Design and Optimization of a High-Amplification 2-DOF Micropositioner with Decoupled Planar Motion
摘要
Advances in precision applications have heightened the demand for 2-degree-of-freedom (DOF) micropositioning mechanisms that offer large ranges and high-precision positioning. However, attaining large-range decoupled motion is still a significant obstacle that reduces positioning accuracy. This paper proposes a compliant XY micropositioning stage powered by piezoelectric actuator to overcome this constraint by allowing for both decoupled platform motion and a broad workspace. The design incorporates a three-stage amplification mechanism for high displacement gain and a symmetric X–Y layout to ensure uniform bidirectional performance.

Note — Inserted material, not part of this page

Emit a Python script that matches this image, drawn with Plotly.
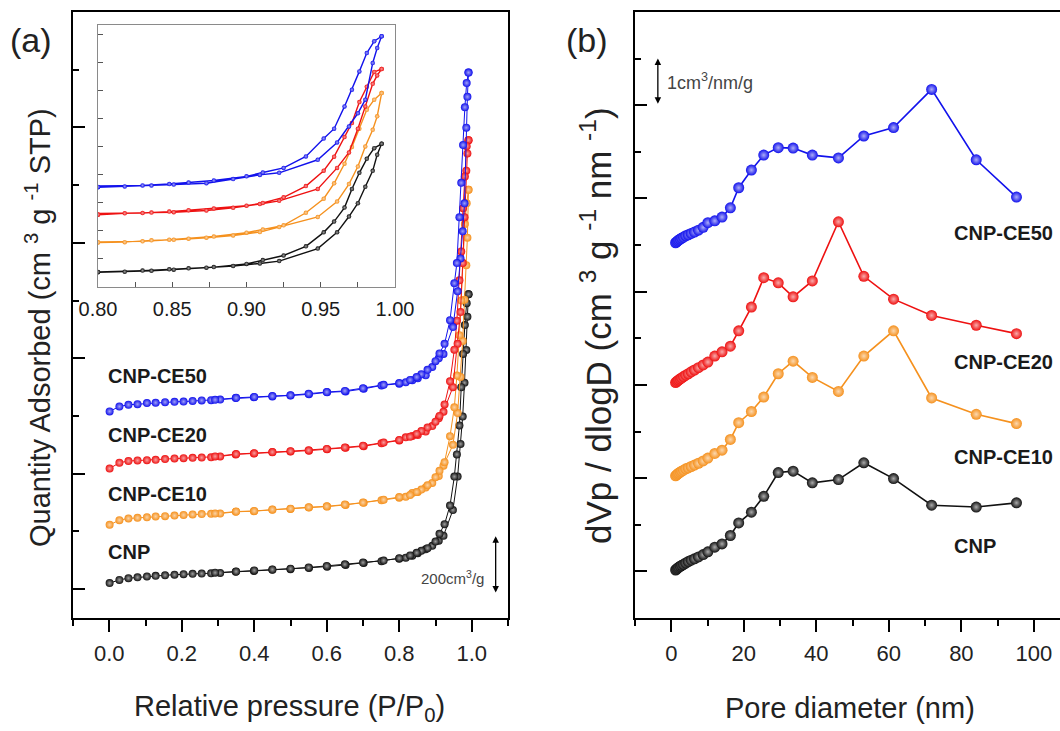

Further, four leaf parallelograms and two guiding mechanisms are incorporated into the compliant mechanism to reduce parasitic motions. The static model is established using the compliance-based matrix method (CMM) and is subsequently optimized based on this model, and the natural frequency is determined using Lagrange’s principle. These analytical results are validated through finite element analysis (FEA). The combined results confirm that the proposed micropositioner achieves a large amplification ratio of 54.59, which ensures a significant workspace. Furthermore, the micropositioner exhibits good performances in terms of decoupled motion and natural frequency-demonstrating its potential for large-range, high-precision positioning applications.